Camelot Unchained’s Mark Jacobs on guilds, groups, and the social systems that make an MMORPG go ’round

Over the weekend, the studio behind crowdfunded RvR MMORPG Camelot Unchained released a hefty chunk of its ongoing beta one document, revealing extensive insight into the way the game’s social systems will be laid out. Parts of those social systems will look familiar to MMO players, such as groups (Warbands), guilds (Orders), and raids (Battlegroups). But there are more layers to contend with, including perma-groups or mini-guilds (Permanent Warbands), as well as project-oriented raids (Campaigns), all designed in the service of an ambitious RvR-centered MMO that makes space for soloers and small guilds by not over- or under-privileging the largest teams in the genre. That’s the goal, anyway!

CU boss and MMORPG veteran developer Mark Jacobs, whom many of you know personally thanks to his ubiquity in our comments section, gamely answered about a thousand of my questions over the weekend, which we’ve compiled into an absurdly long interview about how to properly smush together all these groups into a social system sandwich that makes everybody happy. There’s even a Star Trek quote and a bonus question about Warhammer Online’s development and CU’s budget at the end!

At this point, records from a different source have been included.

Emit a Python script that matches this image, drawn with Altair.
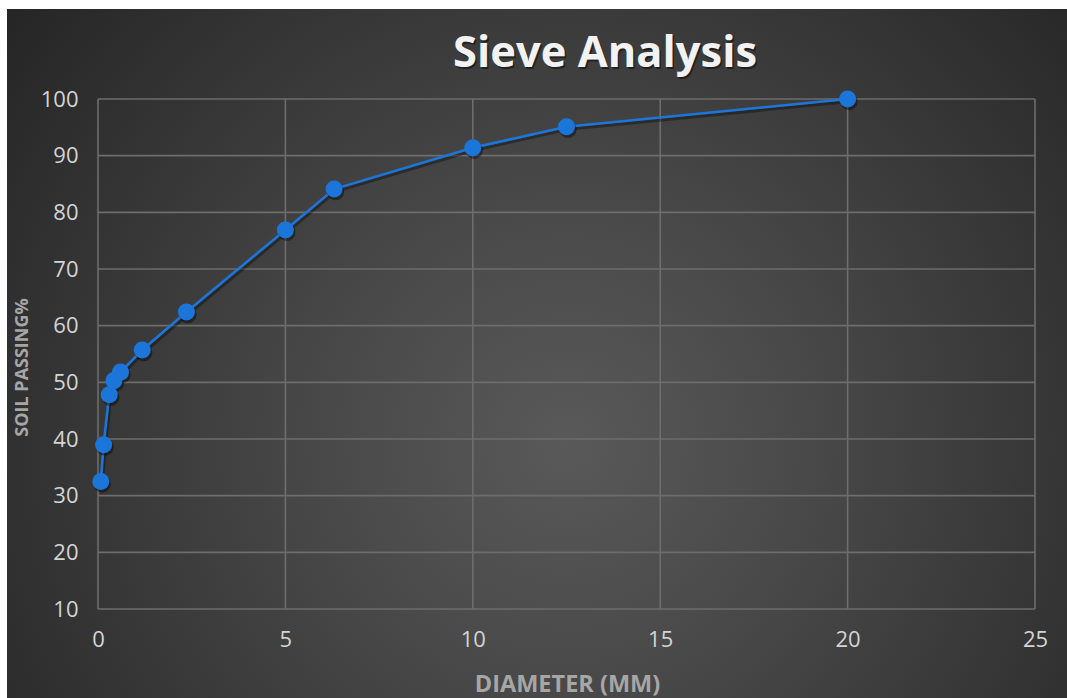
import altair as alt
import pandas as pd

# Sieve analysis results: sieve opening (mm) vs. percent of soil passing
diameter_mm = [0.075, 0.15, 0.3, 0.425, 0.6, 1.18, 2.36, 5.0, 6.3, 10.0, 12.5, 20.0]
passing_pct = [32.5, 39.0, 47.8, 50.3, 51.8, 55.7, 62.4, 76.9, 84.1, 91.4, 95.1, 100.0]

# Gridline positions
x_grid = [0, 5, 10, 15, 20, 25]
y_grid = [10, 20, 30, 40, 50, 60, 70, 80, 90, 100]

W, H = 937, 510
FONT = "Open Sans"
BLUE = "#1c76da"
GRID = "#6d6d6d"

df = pd.DataFrame({"diameter": diameter_mm, "passing": passing_pct})
x_scale = alt.Scale(domain=[0, 25], nice=False, zero=False)
y_scale = alt.Scale(domain=[10, 100], nice=False, zero=False)

x_axis = alt.Axis(
    values=x_grid, grid=False, domain=False, ticks=False, tickSize=0,
    labelFontSize=22, labelColor="#d4d4d4", labelFont=FONT, labelPadding=20,
    labelFlush=False,
    title="DIAMETER (MM)", titleFont=FONT, titleFontSize=23.5, titleFontWeight="bold",
    titleColor="#a6a6a6", titleX=469, titleY=75, titleBaseline="middle",
    titleAlign="center", zindex=1,
)
y_axis = alt.Axis(
    values=y_grid, grid=False, domain=False, ticks=False, tickSize=0,
    labelFontSize=22, labelColor="#d4d4d4", labelFont=FONT, labelPadding=20,
    labelFlush=False,
    title="SOIL PASSING%", titleFont=FONT, titleFontSize=18, titleFontWeight="bold",
    titleColor="#a6a6a6", titleX=-76, titleY=268, titleAngle=270,
    titleBaseline="middle", titleAlign="center", zindex=1,
)

# Dark radial-gradient backdrop behind the whole chart
backdrop = alt.Chart(pd.DataFrame({"k": [0]})).mark_rect(
    fill=alt.Gradient(
        gradient="radial",
        stops=[
            alt.GradientStop(color="#595959", offset=0),
            alt.GradientStop(color="#4a4a4a", offset=0.3),
            alt.GradientStop(color="#222222", offset=1),
        ],
        x1=0.5, y1=0.388, r1=0,
        x2=0.5, y2=0.388, r2=0.67,
    ),
).encode(
    x=alt.value(-91), x2=alt.value(1029),
    y=alt.value(-90), y2=alt.value(1030),
)

vgrid = alt.Chart(pd.DataFrame({"g": x_grid})).mark_rule(
    color=GRID, strokeWidth=1.6
).encode(x=alt.X("g:Q", scale=x_scale, axis=x_axis))

hgrid = alt.Chart(pd.DataFrame({"g": y_grid})).mark_rule(
    color=GRID, strokeWidth=1.6
).encode(y=alt.Y("g:Q", scale=y_scale, axis=y_axis))

base = alt.Chart(df)
x_enc = alt.X("diameter:Q", scale=x_scale, axis=x_axis)
y_enc = alt.Y("passing:Q", scale=y_scale, axis=y_axis)

line_shadow = base.mark_line(
    color="black", opacity=0.35, strokeWidth=3, xOffset=1.5, yOffset=2.5
).encode(x=x_enc, y=y_enc)
line = base.mark_line(color=BLUE, strokeWidth=2.6).encode(x=x_enc, y=y_enc)
dot_shadow = base.mark_circle(
    color="black", opacity=0.4, size=300, xOffset=1.5, yOffset=2.5
).encode(x=x_enc, y=y_enc)
dots = base.mark_circle(color=BLUE, opacity=1, size=290).encode(x=x_enc, y=y_enc)

# Chart heading drawn as text so it sits at a fixed spot above the plot
heading_df = pd.DataFrame({"t": ["Sieve Analysis"]})
heading_shadow = alt.Chart(heading_df).mark_text(
    font=FONT, fontSize=43.5, fontWeight="bold", color="black", opacity=0.45,
    align="center", baseline="middle", dx=1.5, dy=2,
).encode(text="t:N", x=alt.value(507), y=alt.value(-45))
heading = alt.Chart(heading_df).mark_text(
    font=FONT, fontSize=43.5, fontWeight="bold", color="#f2f2f2",
    align="center", baseline="middle",
).encode(text="t:N", x=alt.value(507), y=alt.value(-45))

chart = alt.layer(
    backdrop, vgrid, hgrid, line_shadow, line, dot_shadow, dots,
    heading_shadow, heading,
).properties(
    width=W,
    height=H,
    background="white",
    padding={"left": 98, "top": 99, "right": 32, "bottom": 89},
    autosize=alt.AutoSizeParams(type="none"),
).configure_view(stroke=None)

chart.save("out.html", embed_options={"renderer": "svg", "actions": False})
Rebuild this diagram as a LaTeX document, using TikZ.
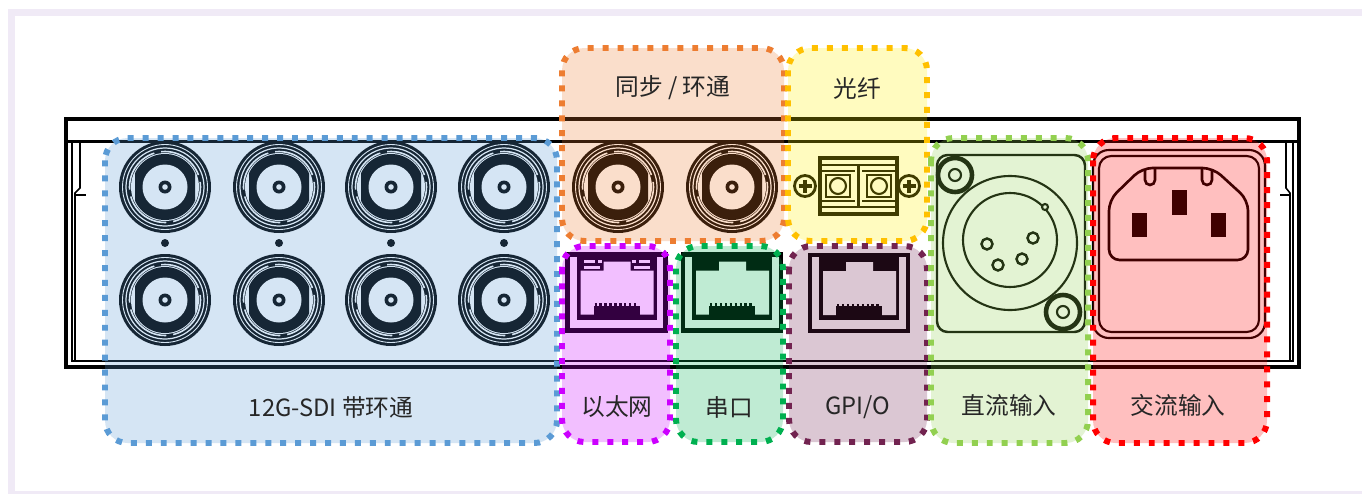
\documentclass[tikz,border=0pt]{standalone}
\usepackage{fontspec}
\setmainfont{Noto Sans CJK SC}
\usepackage{xcolor}
\usepackage{tikz}
\usetikzlibrary{positioning}

\definecolor{framelav}{HTML}{F0EAF6}
\definecolor{sdiblue}{HTML}{5B9BD5}
\definecolor{syncorange}{HTML}{ED7D31}
\definecolor{fibergold}{HTML}{FFC000}
\definecolor{ethpurple}{HTML}{CC00FF}
\definecolor{serialgreen}{HTML}{00B050}
\definecolor{gpioplum}{HTML}{722350}
\definecolor{dcgreen}{HTML}{92D050}
\definecolor{acred}{HTML}{FF0000}

\begin{document}
\begin{tikzpicture}[x=0.02cm,y=-0.02cm,
  zone/.style={draw=#1,fill=#1,fill opacity=0.25,line width=3.4pt,
    dash pattern=on 3.4pt off 5.1pt,rounded corners=0.45cm},
  tag/.style={font=\fontsize{13.5}{16}\selectfont,text=black!85},
  ink line/.style={draw=black,line width=1.2pt},
  pics/bnc/.style={code={
    \fill[black] (0,0) circle (46);
    \draw[white,line width=0.5pt] (0,0) circle (42.5);
    \draw[white,line width=0.7pt] (0,0) circle (39);
    \draw[white,line width=0.9pt,dash pattern=on 27pt off 4pt] (0,0) circle (35.5);
    \fill[white] (0,0) circle (34);
    \begin{scope}
      \clip (-30,-40) rectangle (30,40);
      \fill[black] (0,0) circle (33);
    \end{scope}
    \fill[white] (0,0) circle (22.5);
    \fill[black] (0,0) circle (6.5);
    \fill[white] (0,0) circle (2.8);
  }},
  pics/rjport/.style={code={
    \draw[black,line width=2.8pt] (-49,-38) rectangle (49,38);
    \fill[black] (-40,-36) rectangle (40,27);
    \fill[white] (-36,-22) -- (-13,-22) -- (-13,-31) -- (14,-31) -- (14,-22)
      -- (37,-22) -- (37,22) -- (-36,22) -- cycle;
    \fill[black] (-23,13) rectangle (23,23);
    \draw[black,line width=1.2pt,dash pattern=on 1.4pt off 1.4pt] (-22,12) -- (22,12);
  }}]

\useasboundingbox (0,0) rectangle (1362,494);

% frame
\fill[framelav] (8,9) rectangle (1362,494);
\fill[white] (15,16) rectangle (1362,491);

% chassis
\draw[black,line width=1.9pt] (66,119) rectangle (1299,367);
\draw[black,line width=1.5pt] (68,141.5) -- (1297,141.5);
\draw[ink line,line width=0.9pt] (72,141) -- (72,361) -- (1293,361) -- (1293,141);
\draw[ink line,line width=0.9pt] (80,141) -- (80,188) -- (75,193) -- (75,361);
\draw[ink line,line width=0.9pt] (1286,141) -- (1286,188) -- (1290,193) -- (1290,361);
\draw[black,line width=1.4pt] (74,195) -- (86,195);
\draw[black,line width=1.4pt] (1291,195) -- (1280,195);

% sdi
\foreach \cx in {165,279,391,504} {
  \pic at (\cx,187) {bnc};
  \pic at (\cx,300) {bnc};
  \fill[black] (\cx,243) circle (4);
}

% sync
\pic at (618,187) {bnc};
\pic at (732,187) {bnc};

% fiber
\draw[black,line width=2.3pt] (820,158) rectangle (897,214);
\draw[ink line] (822,165) -- (895,165) (822,207) -- (895,207) (858.5,165) -- (858.5,207);
\foreach \cx in {838,879} {
  \draw[black,line width=1.6pt] (\cx-17,171) -- (\cx+17,171) (\cx-17,201) -- (\cx+17,201);
  \draw[ink line] (\cx-12,175) rectangle (\cx+12,197);
  \draw[ink line] (\cx,186) circle (8);
}
\foreach \cx in {805,909} {
  \draw[black,line width=1.6pt,fill=white] (\cx,186) circle (10.5);
  \draw[black,line width=2.6pt] (\cx-6.5,186) -- (\cx+6.5,186) (\cx,179.5) -- (\cx,192.5);
}

% ports
\pic at (616.5,292.5) {rjport};
\pic at (732,292.5) {rjport};
\pic at (859,293) {rjport};
\foreach \dx in {-1,1} {
  \fill[white] (616.5+\dx*33,260) rectangle (616.5+\dx*22,263);
  \fill[white] (616.5+\dx*19,260) rectangle (616.5+\dx*15,263);
  \fill[white] (616.5+\dx*33,266) rectangle (616.5+\dx*17,269);
}

% dc in
\draw[ink line,line width=1.4pt,rounded corners=6pt] (937,155) rectangle (1085,332);
\draw[ink line] (1010,243) circle (67);
\draw[ink line] (1010,240) circle (47);
\draw[ink line,fill=white] (1045,207) circle (3);
\foreach \px/\py in {987/244,1033/238,998/265,1022/259}
  \draw[ink line,line width=1.4pt] (\px,\py) circle (5.5);
\foreach \sx/\sy in {955/175,1063/312} {
  \draw[black,line width=2.6pt,fill=white] (\sx,\sy) circle (17);
  \draw[ink line] (\sx,\sy) circle (6);
}

% ac in
\draw[ink line,rounded corners=9pt] (1093,150) rectangle (1265,338);
\draw[ink line,rounded corners=7pt] (1099,156) rectangle (1259,332);
\draw[ink line,line width=1.5pt,rounded corners=6pt] (1142,168) -- (1213,168) -- (1248,200)
  -- (1248,260) -- (1109,260) -- (1109,200) -- cycle;
\draw[ink line,line width=1.5pt] (1145,169) -- (1145,180) arc (180:0:5) -- (1155,169);
\draw[ink line,line width=1.5pt] (1202,169) -- (1202,180) arc (180:0:5) -- (1212,169);
\fill[black] (1172,190) rectangle (1187,215);
\fill[black] (1132,213) rectangle (1147,237);
\fill[black] (1211,213) rectangle (1226,237);

% zones
\draw[zone=sdiblue] (105,138) rectangle (557,443);
\draw[zone=syncorange] (562,48) rectangle (784,241);
\draw[zone=fibergold,fill=yellow] (788,48) rectangle (927,241);
\draw[zone=ethpurple] (562,246) rectangle (670,442);
\draw[zone=serialgreen] (676,246) rectangle (783,442);
\draw[zone=gpioplum] (789,246) rectangle (927,442);
\draw[zone=dcgreen] (931,138) rectangle (1088,443);
\draw[zone=acred] (1093,138) rectangle (1267,443);

% labels
\node[tag] (lbsdi) at (331,408) {12G-SDI 带环通};
\node[tag] (lbsync) at (673,88) {同步 / 环通};
\node[tag] (lbfiber) at (857,88) {光纤};
\node[tag] (lbeth) at (617,407) {以太网};
\node[tag] (lbserial) at (729,407) {串口};
\node[tag] (lbgpio) at (858,407) {GPI/O};
\node[tag] (lbdc) at (1009,405) {直流输入};
\node[tag] (lbac) at (1178,405) {交流输入};
\end{tikzpicture}
\end{document}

I strongly urge you to check out the original doc first, as the interview assumes knowledge of the basic terminology and structure of the game. Fair warning: While Camelot Unchained’s document is almost 6000 words, this interview itself is close to 4000. You put Jacobs in a virtual room with me and my questions go on forever, and damn if he doesn’t answer them exhaustively. It’s a whopper, but it’s worth reading for a glimpse into what could be the future of MMO community planning.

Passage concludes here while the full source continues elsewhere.